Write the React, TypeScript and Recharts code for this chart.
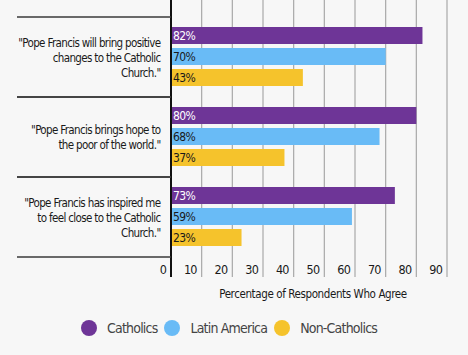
import React from 'react';
import { BarChart, Bar, XAxis, YAxis, CartesianGrid, Legend, LabelList } from 'recharts';

// statements on the y axis (wrapped as in the original)
const statements = ['positive', 'hope', 'inspired'];
const statementLines = [
  ['"Pope Francis will bring positive', 'changes to the Catholic', 'Church."'],
  ['"Pope Francis brings hope to', 'the poor of the world."'],
  ['"Pope Francis has inspired me', 'to feel close to the Catholic', 'Church."'],
];

const catholics = [82, 80, 73];
const latinAmerica = [70, 68, 59];
const nonCatholics = [43, 37, 23];

const xTicks = [0, 10, 20, 30, 40, 50, 60, 70, 80, 90];
const axisTitle = 'Percentage of Respondents Who Agree';

const series = [
  { key: 'catholics', name: 'Catholics', color: '#6e3597', text: '#ffffff' },
  { key: 'latinAmerica', name: 'Latin America', color: '#69bbf6', text: '#1a1a1a' },
  { key: 'nonCatholics', name: 'Non-Catholics', color: '#f5c32c', text: '#1a1a1a' },
];

const data = statements.map((s, i) => ({
  name: s,
  catholics: catholics[i],
  latinAmerica: latinAmerica[i],
  nonCatholics: nonCatholics[i],
}));

// narrow sans to stand in for the original condensed face
const FONT = '"DejaVu Sans Condensed", "DejaVu Sans", sans-serif';
const narrow = (size: number, spacing: number) => ({
  fontSize: size,
  fontFamily: FONT,
  fontStretch: 'condensed',
  letterSpacing: spacing,
});

const W = 468;
const H = 355;
const Y_AXIS_W = 171;
const PLOT_BOTTOM = 277;
const PAD_TOP = 17;
const PAD_BOTTOM = 20;
const BAND = (PLOT_BOTTOM - PAD_TOP - PAD_BOTTOM) / statements.length;

const StatementTick = (props: any) => {
  const { y, payload } = props;
  const idx = statements.indexOf(payload.value);
  const lines = statementLines[idx] || [];
  const lh = 15;
  return (
    <g>
      <line x1={17} x2={Y_AXIS_W} y1={y - BAND / 2} y2={y - BAND / 2} stroke="#3a3a3a" strokeWidth={1.5} />
      <line x1={17} x2={Y_AXIS_W} y1={y + BAND / 2} y2={y + BAND / 2} stroke="#3a3a3a" strokeWidth={1.5} />
      {lines.map((l, i) => (
        <text
          key={i}
          x={160.5}
          y={y + (i - (lines.length - 1) / 2) * lh + 4.5}
          textAnchor="end"
          style={narrow(11.5, -0.65)}
          fill="#1a1a1a"
        >
          {l}
        </text>
      ))}
    </g>
  );
};

const PercentTick = (props: any) => {
  const { x, payload } = props;
  return (
    <text x={x - 5} y={PLOT_BOTTOM - 3} textAnchor="end" style={narrow(12.5, -0.8)} fill="#1a1a1a">
      {payload.value}
    </text>
  );
};

const AxisTitle = (props: any) => {
  const { viewBox } = props;
  return (
    <text
      x={viewBox.x + viewBox.width / 2 + 4}
      y={viewBox.y + 21}
      textAnchor="middle"
      style={narrow(11.5, -0.4)}
      fill="#1a1a1a"
    >
      {axisTitle}
    </text>
  );
};

const LegendContent = () => (
  <div style={{ display: 'flex', alignItems: 'center', height: 24, paddingLeft: 81 }}>
    {series.map((s) => (
      <div key={s.key} style={{ display: 'flex', alignItems: 'center', marginRight: 7 }}>
        <span
          style={{ width: 16, height: 16, borderRadius: 8, background: s.color, display: 'inline-block', marginRight: 10 }}
        />
        <span style={{ ...narrow(14, -0.8), color: '#444' }}>{s.name}</span>
      </div>
    ))}
  </div>
);

export default function App() {
  return (
    <div style={{ position: 'absolute', left: 0, top: 0, width: W, height: H, background: '#f7f7f7' }}>
      <BarChart
        width={W}
        height={H}
        data={data}
        layout="vertical"
        margin={{ top: 0, right: 21, left: 0, bottom: 24 }}
        barCategoryGap={10}
        barGap={4}
      >
        <CartesianGrid vertical={true} horizontal={false} stroke="#a8a8a8" strokeWidth={1.2} />
        <XAxis
          type="number"
          domain={[0, 90]}
          ticks={xTicks}
          axisLine={false}
          tickLine={false}
          height={30}
          tick={<PercentTick />}
          label={<AxisTitle />}
        />
        <YAxis
          type="category"
          dataKey="name"
          width={Y_AXIS_W}
          padding={{ top: PAD_TOP, bottom: PAD_BOTTOM }}
          axisLine={{ stroke: '#111', strokeWidth: 2 }}
          tickLine={false}
          tick={<StatementTick />}
        />
        <Legend content={<LegendContent />} wrapperStyle={{ top: 316, left: 0, width: W, height: 24 }} />
        {series.map((s) => (
          <Bar key={s.key} dataKey={s.key} name={s.name} fill={s.color} isAnimationActive={false}>
            <LabelList
              dataKey={s.key}
              position="insideLeft"
              offset={2}
              formatter={(v: any) => `${v}%`}
              style={{ fill: s.text, ...narrow(12, -0.6) }}
            />
          </Bar>
        ))}
      </BarChart>
    </div>
  );
}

■ ■ ■ ■

[Task description]: Please quote the lines of the material, beginning with the first and ending with the one that contains "const BAND = (PLOT_BOTTOM", exactly as written and without any pictures.

[Written solution]:
Write the React, TypeScript and Recharts code for this chart.
import React from 'react';
import { BarChart, Bar, XAxis, YAxis, CartesianGrid, Legend, LabelList } from 'recharts';

// statements on the y axis (wrapped as in the original)
const statements = ['positive', 'hope', 'inspired'];
const statementLines = [
  ['"Pope Francis will bring positive', 'changes to the Catholic', 'Church."'],
  ['"Pope Francis brings hope to', 'the poor of the world."'],
  ['"Pope Francis has inspired me', 'to feel close to the Catholic', 'Church."'],
];

const catholics = [82, 80, 73];
const latinAmerica = [70, 68, 59];
const nonCatholics = [43, 37, 23];

const xTicks = [0, 10, 20, 30, 40, 50, 60, 70, 80, 90];
const axisTitle = 'Percentage of Respondents Who Agree';

const series = [
  { key: 'catholics', name: 'Catholics', color: '#6e3597', text: '#ffffff' },
  { key: 'latinAmerica', name: 'Latin America', color: '#69bbf6', text: '#1a1a1a' },
  { key: 'nonCatholics', name: 'Non-Catholics', color: '#f5c32c', text: '#1a1a1a' },
];

const data = statements.map((s, i) => ({
  name: s,
  catholics: catholics[i],
  latinAmerica: latinAmerica[i],
  nonCatholics: nonCatholics[i],
}));

// narrow sans to stand in for the original condensed face
const FONT = '"DejaVu Sans Condensed", "DejaVu Sans", sans-serif';
const narrow = (size: number, spacing: number) => ({
  fontSize: size,
  fontFamily: FONT,
  fontStretch: 'condensed',
  letterSpacing: spacing,
});

const W = 468;
const H = 355;
const Y_AXIS_W = 171;
const PLOT_BOTTOM = 277;
const PAD_TOP = 17;
const PAD_BOTTOM = 20;
const BAND = (PLOT_BOTTOM - PAD_TOP - PAD_BOTTOM) / statements.length;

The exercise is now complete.